NEW YORK, NY. (WHTM) — Sept. 11, 2001, is a day that will live in infamy for the United States. There have been thousands of memorials, both temporary and permanent, that honor the nearly 3,000 people who died on that day.

But there is one memorial that appears every year during the evening on Sept. 11 in New York City.

Called Tribute in Light, the memorial comprises of two large beams of light that reach nearly four miles into the night sky. The two beams are not only to fill the void where the Twin Towers of the World Trade Center once stood but it also is to remember and honor the lives lost on that day.

The tribute was first presented on the six-month anniversary of the Sept. 11 attacks. It ran as a temporary installation from March 11, to April 14, 2002. Every year since then, the two beams have shined high into the sky every year on Sept. 11.

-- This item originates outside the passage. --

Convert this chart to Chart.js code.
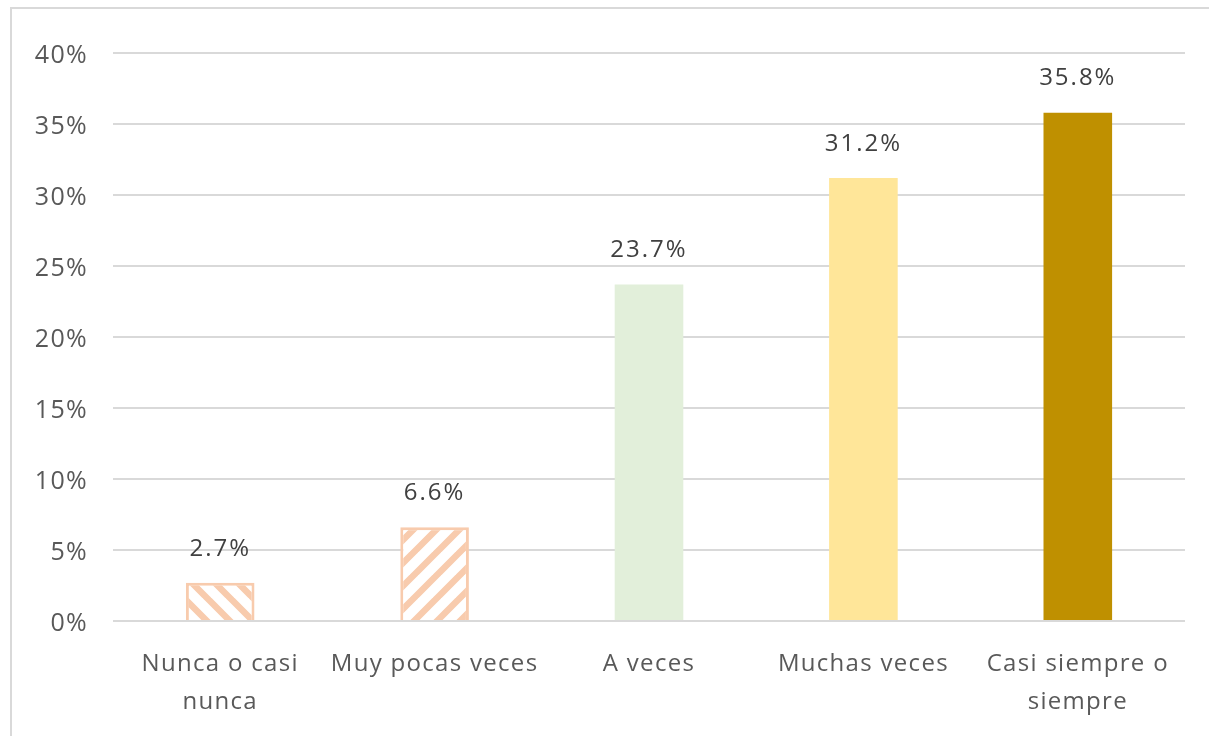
<!DOCTYPE html>
<html>
<head>
<meta charset="utf-8">
<script src="https://cdn.jsdelivr.net/npm/chart.js@4"></script>
<style>
    html, body { margin: 0; padding: 0; background: #fff; overflow: hidden; }
    #frame {
        position: absolute; left: 10px; top: 7px; width: 1240px; height: 780px;
        border: 2px solid #d9d9d9; box-sizing: border-box;
    }
    #wrap { position: absolute; left: 0; top: 0; width: 1209px; height: 736px; }
</style>
</head>
<body>
<div id="frame"></div>
<div id="wrap"><canvas id="chart"></canvas></div>
<script>
// Chart data
const categories = [['Nunca o casi', 'nunca'], 'Muy pocas veces', 'A veces', 'Muchas veces', ['Casi siempre o', 'siempre']];
const values = [2.7, 6.6, 23.7, 31.2, 35.8];
const yTicks = [0, 5, 10, 15, 20, 25, 30, 35, 40];

const peach = '#F8CBAD';

// Diagonal hatch pattern
function makeHatch(color, flip) {
    const size = 23;
    const c = document.createElement('canvas');
    c.width = size;
    c.height = size;
    const g = c.getContext('2d');
    g.fillStyle = '#fff';
    g.fillRect(0, 0, size, size);
    g.strokeStyle = color;
    g.lineWidth = 6.5;
    if (flip) {
        g.translate(size, 0);
        g.scale(-1, 1);
    }
    g.beginPath();
    for (let k = -1; k <= 1; k++) {
        g.moveTo(k * size - 2, size + 2);
        g.lineTo(k * size + size + 2, -2);
    }
    g.stroke();
    return g.createPattern(c, 'repeat');
}

const fills = [makeHatch(peach, true), makeHatch(peach, false), '#E2EFDA', '#FFE699', '#BF9000'];
const borders = [peach, peach, '#E2EFDA', '#FFE699', '#BF9000'];
const borderWidths = [3, 3, 0, 0, 0];

// Value labels above bars
const valueLabels = {
    id: 'valueLabels',
    afterDatasetsDraw(chart) {
        const ctx = chart.ctx;
        const meta = chart.getDatasetMeta(0);
        ctx.save();
        ctx.letterSpacing = '2px';
        ctx.font = '24px "Open Sans"';
        ctx.fillStyle = '#404040';
        ctx.textAlign = 'center';
        ctx.textBaseline = 'middle';
        meta.data.forEach((bar, i) => {
            ctx.fillText(values[i].toFixed(1) + '%', bar.x, bar.y - 34);
        });
        ctx.restore();
    }
};

const spacing = {
    id: 'spacing',
    beforeDraw(chart) {
        chart.ctx.letterSpacing = '1.3px';
    }
};

new Chart(document.getElementById('chart'), {
    type: 'bar',
    data: {
        labels: categories,
        datasets: [{
            data: values,
            backgroundColor: fills,
            borderColor: borders,
            borderWidth: borderWidths,
            categoryPercentage: 1,
            barPercentage: 0.32
        }]
    },
    options: {
        responsive: true,
        maintainAspectRatio: false,
        animation: false,
        layout: { padding: { top: 53, right: 24, left: 0, bottom: 0 } },
        plugins: {
            legend: { display: false },
            tooltip: { enabled: false }
        },
        scales: {
            x: {
                grid: { display: false, drawTicks: false },
                border: { display: false },
                ticks: {
                    color: '#595959',
                    font: { family: 'Open Sans', size: 24, lineHeight: 1.55 },
                    padding: 25,
                    maxRotation: 0,
                    autoSkip: false
                },
                afterFit(scale) { scale.height = 115; }
            },
            y: {
                min: 0,
                max: 40,
                afterBuildTicks(scale) { scale.ticks = yTicks.map(v => ({ value: v })); },
                grid: { color: '#d9d9d9', lineWidth: 2, drawTicks: false },
                border: { display: false },
                ticks: {
                    color: '#595959',
                    font: { family: 'Open Sans', size: 25 },
                    padding: 25,
                    labelOffset: 3,
                    callback: v => v + '%'
                },
                afterFit(scale) { scale.width = 113; }
            }
        }
    },
    plugins: [spacing, valueLabels]
});
</script>
</body>
</html>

In 2002, the two light beams were set up in a vacant lot across from Ground Zero on West Street, according to the 9/11 memorial, and they are not set up on top of a lower Manhattan parking garage. The tribute consists of 88 high-powered lights and is assembled in two squares to echo the footprints of the North and South Towers of the World Trade Center.

According to Biodiesel Magazine, in 2008 the lights were powered by biodiesel made from used cooking oil from lower Manhattan restaurants.

The 9/11 Memorial website states that the beams reach up to four miles into the sky and are the most powerful shafts of light ever projected from Earth. When skies are clear, the beams can be seen within a 60-mile radius.

The Tribute in Light serves as a memorial to the 2,983 people who were killed, the two towers that were destroyed, and a tribute to those who helped the city, and the country, through the days after the attacks.